Knowledge transfer cont’d

I previously wrote here about the lack of an English equivalent for the common German term Wissenstransfer. While “knowledge transfer” is established in Anglophone microeconomics, it does not have the broad meaning of Wissenstransfer, which is used in German to designate various phenomena, from the sharing of academic insights with policymakers to the international spread of philosophical thought. The lack of a direct equivalent for Wissenstransfer is a translation problem of such severity that non-native speakers of English seem to be in a state of denial, as evidenced by edits recently made to the English Wikipedia entry for “knowledge transfer”, where the term is normally defined as a concept in “organizational theory” that relates to “transferring knowledge from one part of the organization to another.” At the end of the first paragraph, an unknown editor has contributed the following clarification: “The term has also been applied to the transfer of knowledge being transferred [sic] at the international level.” Edits to Wikipedia articles made by non-native speakers are always a joy, particularly when atrocious grammar is paired with errors of content. At the end of this sentence, we find two footnotes to substantiate the assertion: The first is a reference to an article published in the Economic Times of India that was auto-generated (!) based on a news feed from somewhere else (note that “knowledge transfer” appears nowhere in the article aside from the title, where it is used as part of the larger compound “scientific knowledge transfer”). The second is a reference to an EU document produced as part of the Innovation Union, which means German natives were maybe (just maybe!) involved in its authorship.

In any event, Lord Grey’s successful effort to squelch the pro-German factions in British Parliament who advocated remaining neutral in 1914 means we now live in a world of Anglophone hegemony, a world in which a Professor of Political Science at Yale University, when asked by your humble author to define “knowledge transfer,” can unabashedly respond, “What in the hell is that supposed to mean?”

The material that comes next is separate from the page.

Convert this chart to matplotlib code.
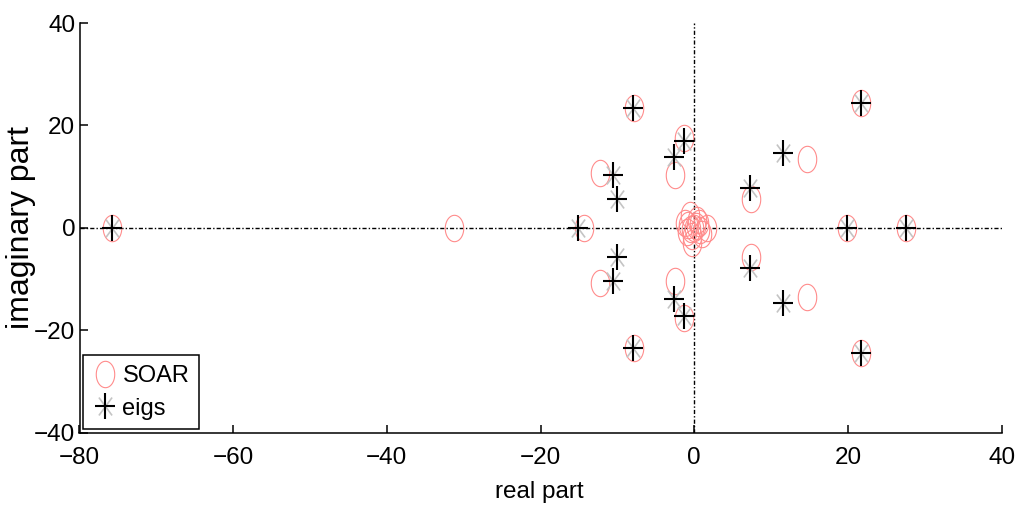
import numpy as np
import matplotlib
matplotlib.use("Agg")
import matplotlib.pyplot as plt
from matplotlib.path import Path

plt.rcParams['font.family'] = ['Liberation Sans', 'DejaVu Sans']

# eigenvalues from eigs (real, imaginary)
eigs_re = [-75.8, -15.1, -8.0, -8.0, -10.6, -10.6, -10.0, -10.0, -2.6, -2.6,
           -1.3, -1.3, 7.2, 7.2, 11.5, 11.5, 21.7, 21.7, 19.9, 27.5]
eigs_im = [0.0, 0.0, 23.5, -23.5, 10.3, -10.3, 5.7, -5.7, 13.9, -13.9,
           16.9, -17.2, 7.8, -7.8, 14.6, -14.6, 24.4, -24.4, 0.0, 0.0]

# Ritz values from SOAR
soar_re = [-75.8, -31.3, -14.4, -12.3, -12.3, -7.9, -7.9, -2.5, -2.5, -1.3, -1.3,
           7.4, 7.4, 14.6, 14.6, 21.7, 21.7, 19.9, 27.5,
           0.0, -0.8, 0.8, 0.3, -0.3, 1.7, -1.0, 0.6, -0.5, -0.3, -1.2, 1.0, 0.2, -0.4]
soar_im = [0.0, 0.0, 0.0, 10.8, -10.8, 23.5, -23.5, 10.4, -10.4, 17.6, -17.6,
           5.7, -5.7, 13.4, -13.6, 24.4, -24.4, 0.0, 0.0,
           0.0, 0.5, -0.5, 1.6, -1.6, 0.0, -0.9, 1.0, 2.5, -3.0, 1.0, -1.2, 0.3, -0.2]

xticks = [-80, -60, -40, -20, 0, 20, 40]
yticks = [-40, -20, 0, 20, 40]

# markers stretched vertically like the source image
t = np.linspace(0, 2 * np.pi, 60)
ellipse = Path(np.column_stack([0.7 * np.cos(t), np.sin(t)]))
plus = Path([(0, -1), (0, 1), (-0.74, 0), (0.74, 0)],
            [Path.MOVETO, Path.LINETO, Path.MOVETO, Path.LINETO])
cross = Path([(-0.735, -1), (0.735, 1), (-0.735, 1), (0.735, -1)],
             [Path.MOVETO, Path.LINETO, Path.MOVETO, Path.LINETO])

W, H = 1018, 507
fig = plt.figure(figsize=(W / 100, H / 100), dpi=100)
ax = fig.add_axes([79.5 / W, 1 - 432.7 / H, (1001.7 - 79.5) / W, (432.7 - 23) / H])

ax.axhline(0, color='black', lw=1.0, ls=(0, (3, 1.5, 1, 1.5)), zorder=1)
ax.axvline(0, color='black', lw=1.0, ls=(0, (3, 1.5, 1, 1.5)), zorder=1)

h_soar, = ax.plot(soar_re, soar_im, ls='none', marker=ellipse, ms=19,
                  mfc='none', mec='#ff8c8c', mew=0.8, zorder=2)
h_x, = ax.plot(eigs_re, eigs_im, ls='none', marker=cross, ms=12.9,
               mfc='none', mec='#c4c4c4', mew=1.2, zorder=3)
h_plus, = ax.plot(eigs_re, eigs_im, ls='none', marker=plus, ms=19,
                  mfc='none', mec='black', mew=1.5, zorder=4)

ax.set_xlim(-80, 40)
ax.set_ylim(-40, 40)
ax.set_xticks(xticks)
ax.set_yticks(yticks)
for s in ['top', 'right']:
    ax.spines[s].set_visible(False)
for s in ['left', 'bottom']:
    ax.spines[s].set_linewidth(1.1)
ax.tick_params(direction='in', length=6, width=1.1, labelsize=17.5)
ax.tick_params(axis='x', pad=10)
ax.tick_params(axis='y', pad=3)

fig.text(539 / W, 1 - 498 / H, 'real part', fontsize=17.5, ha='center', va='baseline')
fig.text(21 / W, 1 - 227 / H, 'imaginary part', fontsize=23, rotation=90,
         ha='center', va='center')

leg = ax.legend([h_soar, (h_x, h_plus)], ['SOAR', 'eigs'], loc='lower left',
                bbox_to_anchor=(83 / W, 1 - 429 / H), bbox_transform=fig.transFigure,
                borderaxespad=0, fontsize=17, handlelength=1.1, handletextpad=0.17,
                borderpad=0.4, labelspacing=0.45, fancybox=False, framealpha=1,
                edgecolor='black')
leg.get_frame().set_linewidth(1.1)

fig.savefig('out.png', dpi=100)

One thought on “Knowledge transfer cont’d”

  1. Well, here is another of your very interesting blogs that will also go unappreciated: native English speakers, like your Yale University friend, don’t care what Wissentransfer means, and native German speakers already know exactly what it means.
    Get my point? This word, therefore, is just another thorn in the shoe of the translators (who are remembered mostly only when they make a mistake).

    One small observation: in the 7th line from the top, you refer to
    “the field of Reception History”*. I have never heard of this field.
    Is it possible the German equivalent is well-known by all Germans, but you have forgotten that its literal translation males no sense in English?
    *I seem to remember you and I boxed a few rounds over
    “Reception History” a few years ago. My memory is your claim
    that it means “Received History”, meaning the histories we currently write in “our time” based on the histories or the knowledhe we have
    “received” from “past times”. I remember telling you that this probably makes perfect sense in German, but that we just don’t
    say it that way. I remember telling you that I would happily concede if you would show me just one college catalog that lists
    a course or a heading called “Reception History”. I am standing my ground.